Typhoon Haiyan: Plight of survivors 'bleak' despite aid effort
Aid workers struggling to help survivors of Typhoon Haiyan in the Philippines have described the situation as bleak, one week after the storm tore into the country, the BBC reported.
A spokesman for Medecins Sans Frontieres said the logistical issues of distributing aid were enormous.
However, correspondents in the ruined city of Tacloban say US military aircraft are beginning to bring in aid.
A Philippine minister told the BBC the official death toll had reached 3,422.
Henry Gray, of Medecins Sans Frontieres, said workers who had visited Guiuan, in eastern Samar, described the situation faced by the 45,000 people there as "bleak."
"What we saw there was that a public hospital had been, basically, destroyed," he said.
Mr Gray added that local officials had asked the charity to support a local private clinic.

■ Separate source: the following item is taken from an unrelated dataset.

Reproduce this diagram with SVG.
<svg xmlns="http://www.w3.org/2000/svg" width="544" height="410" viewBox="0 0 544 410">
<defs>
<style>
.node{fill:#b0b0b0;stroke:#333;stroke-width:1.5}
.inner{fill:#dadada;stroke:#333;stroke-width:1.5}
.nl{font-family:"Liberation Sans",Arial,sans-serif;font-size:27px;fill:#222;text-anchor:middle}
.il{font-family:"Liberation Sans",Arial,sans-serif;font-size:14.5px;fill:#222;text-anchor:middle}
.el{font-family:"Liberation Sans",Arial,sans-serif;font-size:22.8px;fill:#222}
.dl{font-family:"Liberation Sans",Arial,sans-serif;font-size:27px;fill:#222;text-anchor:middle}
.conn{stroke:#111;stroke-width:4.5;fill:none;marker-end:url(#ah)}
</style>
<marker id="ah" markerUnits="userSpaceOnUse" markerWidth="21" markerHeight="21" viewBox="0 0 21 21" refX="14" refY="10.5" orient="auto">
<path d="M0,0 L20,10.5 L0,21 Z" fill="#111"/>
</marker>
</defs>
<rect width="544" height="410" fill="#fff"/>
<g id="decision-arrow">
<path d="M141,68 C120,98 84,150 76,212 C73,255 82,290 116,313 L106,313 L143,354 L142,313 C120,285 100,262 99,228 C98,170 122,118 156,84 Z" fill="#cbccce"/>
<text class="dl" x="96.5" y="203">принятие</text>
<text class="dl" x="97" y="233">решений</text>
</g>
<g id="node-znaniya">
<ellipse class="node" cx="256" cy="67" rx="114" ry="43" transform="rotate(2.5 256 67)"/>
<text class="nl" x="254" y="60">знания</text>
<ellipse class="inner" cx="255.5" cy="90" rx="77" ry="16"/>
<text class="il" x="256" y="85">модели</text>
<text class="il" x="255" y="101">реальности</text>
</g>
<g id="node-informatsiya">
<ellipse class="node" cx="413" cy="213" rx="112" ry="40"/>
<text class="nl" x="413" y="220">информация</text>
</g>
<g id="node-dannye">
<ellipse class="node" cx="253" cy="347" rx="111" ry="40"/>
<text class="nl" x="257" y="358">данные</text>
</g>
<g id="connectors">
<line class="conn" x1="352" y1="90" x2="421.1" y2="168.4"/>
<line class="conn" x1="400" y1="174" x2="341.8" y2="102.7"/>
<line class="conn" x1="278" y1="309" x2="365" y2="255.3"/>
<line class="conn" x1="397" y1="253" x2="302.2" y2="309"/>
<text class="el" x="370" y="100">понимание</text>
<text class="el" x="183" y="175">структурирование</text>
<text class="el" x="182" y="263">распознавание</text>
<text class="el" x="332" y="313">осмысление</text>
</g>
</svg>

"We are moving this as quickly as we possibly can, but the logistical issues are enormous and they shouldn't be underestimated," he said.
The BBC's Andrew Harding, reporting from near Guiuan, says that after earlier problems with looting, some supplies are now getting in.
The Philippine's National Disaster Risk Reduction and Management Council said that there were a total of 2,360 confirmed deaths, while other reports from the ground put the figure higher.
Typhoon Haiyan was one of the most powerful storms ever recorded on land.